:: GOAL ::
Gather, from the listing beneath this task, every line holding the string "with".

:: INPUT ROWS ::
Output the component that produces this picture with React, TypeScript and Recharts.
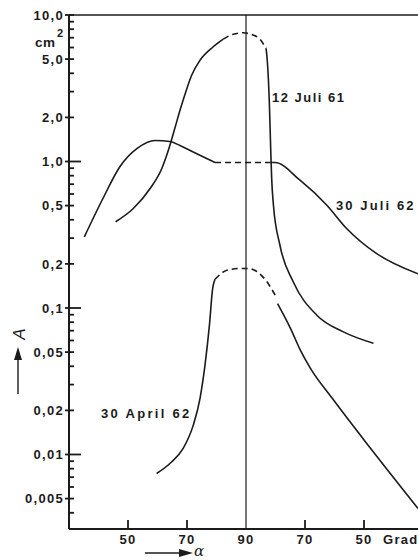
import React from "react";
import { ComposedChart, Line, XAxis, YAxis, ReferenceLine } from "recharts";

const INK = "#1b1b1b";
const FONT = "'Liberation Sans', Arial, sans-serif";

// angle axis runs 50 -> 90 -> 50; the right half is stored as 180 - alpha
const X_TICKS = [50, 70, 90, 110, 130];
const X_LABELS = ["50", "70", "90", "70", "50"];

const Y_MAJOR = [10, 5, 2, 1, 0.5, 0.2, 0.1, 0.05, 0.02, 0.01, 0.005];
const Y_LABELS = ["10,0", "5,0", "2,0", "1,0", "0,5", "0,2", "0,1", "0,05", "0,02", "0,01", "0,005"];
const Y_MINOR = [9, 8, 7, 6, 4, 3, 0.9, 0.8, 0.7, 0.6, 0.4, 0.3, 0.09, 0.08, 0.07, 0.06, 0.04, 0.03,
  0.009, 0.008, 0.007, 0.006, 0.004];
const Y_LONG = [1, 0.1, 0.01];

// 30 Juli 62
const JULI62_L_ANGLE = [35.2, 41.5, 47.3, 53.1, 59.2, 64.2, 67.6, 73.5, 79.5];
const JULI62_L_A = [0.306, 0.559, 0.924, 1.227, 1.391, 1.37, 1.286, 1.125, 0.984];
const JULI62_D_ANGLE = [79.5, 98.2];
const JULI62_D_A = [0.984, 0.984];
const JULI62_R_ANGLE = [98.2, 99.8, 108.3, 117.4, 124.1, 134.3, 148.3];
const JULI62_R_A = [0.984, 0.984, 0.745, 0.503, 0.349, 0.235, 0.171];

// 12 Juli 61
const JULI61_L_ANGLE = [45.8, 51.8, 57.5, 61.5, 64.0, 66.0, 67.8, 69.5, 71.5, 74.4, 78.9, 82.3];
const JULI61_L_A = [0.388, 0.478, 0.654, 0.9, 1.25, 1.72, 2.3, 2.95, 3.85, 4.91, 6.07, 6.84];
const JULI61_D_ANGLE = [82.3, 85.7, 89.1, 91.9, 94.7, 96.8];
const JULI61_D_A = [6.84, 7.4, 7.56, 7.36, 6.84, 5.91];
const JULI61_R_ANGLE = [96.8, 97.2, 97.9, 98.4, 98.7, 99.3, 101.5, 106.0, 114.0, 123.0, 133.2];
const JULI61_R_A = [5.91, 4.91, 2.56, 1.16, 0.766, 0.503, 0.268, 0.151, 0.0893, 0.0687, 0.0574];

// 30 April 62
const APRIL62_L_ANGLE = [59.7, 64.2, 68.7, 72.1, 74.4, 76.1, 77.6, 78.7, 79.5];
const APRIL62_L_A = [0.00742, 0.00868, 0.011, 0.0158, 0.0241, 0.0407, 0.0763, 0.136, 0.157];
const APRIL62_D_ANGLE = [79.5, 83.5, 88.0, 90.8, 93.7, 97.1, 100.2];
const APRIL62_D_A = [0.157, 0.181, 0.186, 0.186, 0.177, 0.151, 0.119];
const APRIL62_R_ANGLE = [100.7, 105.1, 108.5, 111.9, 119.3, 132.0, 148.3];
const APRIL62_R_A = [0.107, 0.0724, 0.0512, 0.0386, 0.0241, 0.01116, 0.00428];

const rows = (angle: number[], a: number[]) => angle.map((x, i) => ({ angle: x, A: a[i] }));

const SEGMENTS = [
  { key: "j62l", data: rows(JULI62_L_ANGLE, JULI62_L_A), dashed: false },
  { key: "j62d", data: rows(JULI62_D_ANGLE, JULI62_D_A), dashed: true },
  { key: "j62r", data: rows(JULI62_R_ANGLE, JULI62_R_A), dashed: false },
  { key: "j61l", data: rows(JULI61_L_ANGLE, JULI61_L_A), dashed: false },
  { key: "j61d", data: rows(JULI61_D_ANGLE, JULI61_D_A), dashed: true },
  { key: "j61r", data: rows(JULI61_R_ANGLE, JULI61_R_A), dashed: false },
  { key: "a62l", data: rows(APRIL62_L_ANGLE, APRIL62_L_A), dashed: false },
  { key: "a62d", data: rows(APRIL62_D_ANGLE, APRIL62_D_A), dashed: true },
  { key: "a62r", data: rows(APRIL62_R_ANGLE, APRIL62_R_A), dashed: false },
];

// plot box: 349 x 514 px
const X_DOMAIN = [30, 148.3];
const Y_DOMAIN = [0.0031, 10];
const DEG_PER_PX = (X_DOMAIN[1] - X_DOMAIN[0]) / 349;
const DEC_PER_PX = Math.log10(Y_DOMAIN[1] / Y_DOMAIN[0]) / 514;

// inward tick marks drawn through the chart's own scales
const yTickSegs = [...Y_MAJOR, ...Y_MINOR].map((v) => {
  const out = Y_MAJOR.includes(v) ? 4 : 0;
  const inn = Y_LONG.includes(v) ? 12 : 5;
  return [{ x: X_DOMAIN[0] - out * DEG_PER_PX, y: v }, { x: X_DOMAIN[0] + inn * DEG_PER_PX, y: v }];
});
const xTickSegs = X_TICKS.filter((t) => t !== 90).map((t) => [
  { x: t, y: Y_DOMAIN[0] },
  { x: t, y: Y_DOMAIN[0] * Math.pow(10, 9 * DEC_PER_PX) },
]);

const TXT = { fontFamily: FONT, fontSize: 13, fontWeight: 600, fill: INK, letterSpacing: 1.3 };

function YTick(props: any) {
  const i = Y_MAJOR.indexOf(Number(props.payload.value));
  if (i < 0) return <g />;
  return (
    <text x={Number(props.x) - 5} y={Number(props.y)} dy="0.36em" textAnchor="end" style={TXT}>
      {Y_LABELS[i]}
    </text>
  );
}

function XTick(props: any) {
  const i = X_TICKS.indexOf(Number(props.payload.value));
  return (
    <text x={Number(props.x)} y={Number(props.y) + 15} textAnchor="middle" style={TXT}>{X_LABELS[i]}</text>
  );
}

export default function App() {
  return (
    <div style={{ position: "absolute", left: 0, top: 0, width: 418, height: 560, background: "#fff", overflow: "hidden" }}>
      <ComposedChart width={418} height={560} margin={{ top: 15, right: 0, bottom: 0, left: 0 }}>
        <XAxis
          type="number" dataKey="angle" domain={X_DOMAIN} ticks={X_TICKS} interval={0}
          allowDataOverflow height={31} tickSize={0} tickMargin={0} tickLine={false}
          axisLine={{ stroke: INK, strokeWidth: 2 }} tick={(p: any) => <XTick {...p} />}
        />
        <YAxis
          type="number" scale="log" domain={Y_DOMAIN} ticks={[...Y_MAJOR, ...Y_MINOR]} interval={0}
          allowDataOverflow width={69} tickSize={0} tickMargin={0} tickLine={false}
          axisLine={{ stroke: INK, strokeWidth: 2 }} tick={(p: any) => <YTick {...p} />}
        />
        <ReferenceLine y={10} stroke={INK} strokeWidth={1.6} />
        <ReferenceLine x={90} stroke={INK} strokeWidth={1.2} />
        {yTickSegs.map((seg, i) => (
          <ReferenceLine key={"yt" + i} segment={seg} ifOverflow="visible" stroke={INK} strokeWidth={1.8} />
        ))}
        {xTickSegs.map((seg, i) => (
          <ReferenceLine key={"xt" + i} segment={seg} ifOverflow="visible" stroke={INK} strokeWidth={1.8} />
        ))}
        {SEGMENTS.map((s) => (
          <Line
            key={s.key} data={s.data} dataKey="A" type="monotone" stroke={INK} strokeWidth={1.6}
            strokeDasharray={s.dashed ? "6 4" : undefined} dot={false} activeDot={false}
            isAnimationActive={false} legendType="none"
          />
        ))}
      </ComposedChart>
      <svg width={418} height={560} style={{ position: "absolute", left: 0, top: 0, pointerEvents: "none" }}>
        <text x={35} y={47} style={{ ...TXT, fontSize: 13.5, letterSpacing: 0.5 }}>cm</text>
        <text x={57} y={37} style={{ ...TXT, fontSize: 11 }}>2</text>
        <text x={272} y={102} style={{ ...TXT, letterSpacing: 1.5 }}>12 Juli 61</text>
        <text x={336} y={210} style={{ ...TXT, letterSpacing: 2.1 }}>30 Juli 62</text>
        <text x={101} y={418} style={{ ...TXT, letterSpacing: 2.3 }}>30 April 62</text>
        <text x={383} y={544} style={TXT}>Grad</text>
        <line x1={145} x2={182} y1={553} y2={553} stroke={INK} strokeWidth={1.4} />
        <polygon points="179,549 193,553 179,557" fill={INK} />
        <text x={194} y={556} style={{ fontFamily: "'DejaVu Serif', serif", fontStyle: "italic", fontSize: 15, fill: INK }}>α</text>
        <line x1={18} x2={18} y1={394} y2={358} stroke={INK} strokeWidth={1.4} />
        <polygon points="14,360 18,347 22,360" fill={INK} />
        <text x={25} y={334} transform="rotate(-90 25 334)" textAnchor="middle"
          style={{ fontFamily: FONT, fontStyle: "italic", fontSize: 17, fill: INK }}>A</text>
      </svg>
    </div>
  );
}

==

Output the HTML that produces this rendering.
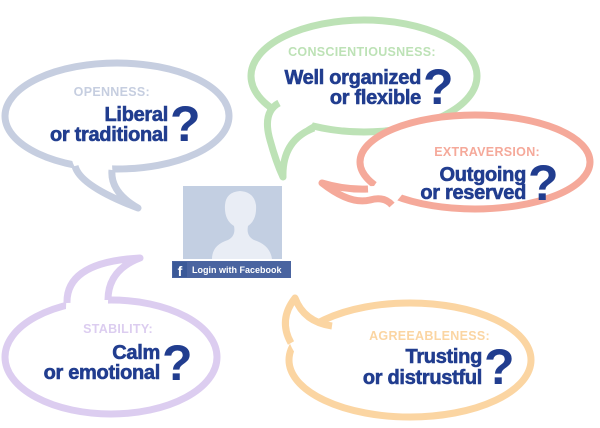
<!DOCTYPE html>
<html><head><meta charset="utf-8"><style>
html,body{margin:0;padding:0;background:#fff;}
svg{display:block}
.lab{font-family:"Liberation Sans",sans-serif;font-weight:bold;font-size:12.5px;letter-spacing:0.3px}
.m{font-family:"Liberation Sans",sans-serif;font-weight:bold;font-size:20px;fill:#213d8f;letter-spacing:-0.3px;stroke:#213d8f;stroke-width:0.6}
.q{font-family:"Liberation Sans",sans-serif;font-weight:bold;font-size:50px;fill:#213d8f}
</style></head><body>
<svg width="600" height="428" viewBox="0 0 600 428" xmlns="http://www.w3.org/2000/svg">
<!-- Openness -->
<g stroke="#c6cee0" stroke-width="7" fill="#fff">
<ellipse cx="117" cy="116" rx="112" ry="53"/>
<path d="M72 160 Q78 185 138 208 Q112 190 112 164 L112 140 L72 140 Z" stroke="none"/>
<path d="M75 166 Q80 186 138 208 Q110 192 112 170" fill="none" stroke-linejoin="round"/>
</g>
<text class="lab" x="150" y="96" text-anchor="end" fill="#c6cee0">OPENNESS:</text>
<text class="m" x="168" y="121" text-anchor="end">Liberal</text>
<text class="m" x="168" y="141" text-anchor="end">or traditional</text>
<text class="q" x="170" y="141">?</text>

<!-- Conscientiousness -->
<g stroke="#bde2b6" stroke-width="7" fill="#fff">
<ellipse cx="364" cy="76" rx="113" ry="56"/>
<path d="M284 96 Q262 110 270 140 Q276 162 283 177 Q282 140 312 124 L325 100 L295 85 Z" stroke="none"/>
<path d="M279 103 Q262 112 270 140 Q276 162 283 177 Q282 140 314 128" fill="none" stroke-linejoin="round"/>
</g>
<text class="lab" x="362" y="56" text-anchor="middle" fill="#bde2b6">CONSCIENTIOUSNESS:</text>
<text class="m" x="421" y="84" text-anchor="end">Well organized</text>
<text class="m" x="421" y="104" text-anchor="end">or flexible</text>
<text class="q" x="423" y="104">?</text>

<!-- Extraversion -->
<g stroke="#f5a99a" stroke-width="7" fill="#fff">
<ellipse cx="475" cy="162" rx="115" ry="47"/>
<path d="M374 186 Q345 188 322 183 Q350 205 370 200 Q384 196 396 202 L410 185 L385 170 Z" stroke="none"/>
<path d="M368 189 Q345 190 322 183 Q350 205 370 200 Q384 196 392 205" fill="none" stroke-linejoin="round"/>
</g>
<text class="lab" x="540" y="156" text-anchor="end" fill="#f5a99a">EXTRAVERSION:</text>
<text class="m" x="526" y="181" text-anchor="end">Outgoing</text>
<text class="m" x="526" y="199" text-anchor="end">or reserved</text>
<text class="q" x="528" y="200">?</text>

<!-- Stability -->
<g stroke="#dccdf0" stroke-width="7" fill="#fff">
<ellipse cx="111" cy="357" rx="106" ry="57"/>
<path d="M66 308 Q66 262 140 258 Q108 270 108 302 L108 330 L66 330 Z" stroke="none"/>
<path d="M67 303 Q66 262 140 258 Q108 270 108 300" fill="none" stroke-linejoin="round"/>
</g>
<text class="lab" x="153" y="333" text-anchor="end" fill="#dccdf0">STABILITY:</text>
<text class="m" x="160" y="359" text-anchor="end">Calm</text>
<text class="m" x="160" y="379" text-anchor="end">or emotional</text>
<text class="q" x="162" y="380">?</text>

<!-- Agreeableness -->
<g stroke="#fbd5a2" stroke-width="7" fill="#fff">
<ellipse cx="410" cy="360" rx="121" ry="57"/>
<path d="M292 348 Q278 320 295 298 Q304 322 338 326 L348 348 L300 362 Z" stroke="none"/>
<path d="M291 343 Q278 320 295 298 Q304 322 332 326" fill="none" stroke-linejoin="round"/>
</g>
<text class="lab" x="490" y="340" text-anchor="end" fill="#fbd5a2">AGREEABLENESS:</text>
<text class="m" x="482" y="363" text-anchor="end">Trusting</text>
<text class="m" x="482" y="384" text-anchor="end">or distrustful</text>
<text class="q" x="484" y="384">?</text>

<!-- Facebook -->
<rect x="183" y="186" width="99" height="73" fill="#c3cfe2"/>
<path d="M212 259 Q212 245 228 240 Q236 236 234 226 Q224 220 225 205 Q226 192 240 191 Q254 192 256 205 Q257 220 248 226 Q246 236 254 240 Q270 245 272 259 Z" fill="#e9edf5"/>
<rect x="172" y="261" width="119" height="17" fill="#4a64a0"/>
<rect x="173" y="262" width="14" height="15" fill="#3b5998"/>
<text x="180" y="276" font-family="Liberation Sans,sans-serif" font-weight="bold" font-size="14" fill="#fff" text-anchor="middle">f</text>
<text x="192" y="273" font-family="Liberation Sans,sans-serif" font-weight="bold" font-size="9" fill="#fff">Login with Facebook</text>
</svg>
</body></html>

:: TASK RESPONSE ::
Output the component that produces this picture with React, TypeScript and Recharts.
<text x="192" y="273" font-family="Liberation Sans,sans-serif" font-weight="bold" font-size="9" fill="#fff">Login with Facebook</text>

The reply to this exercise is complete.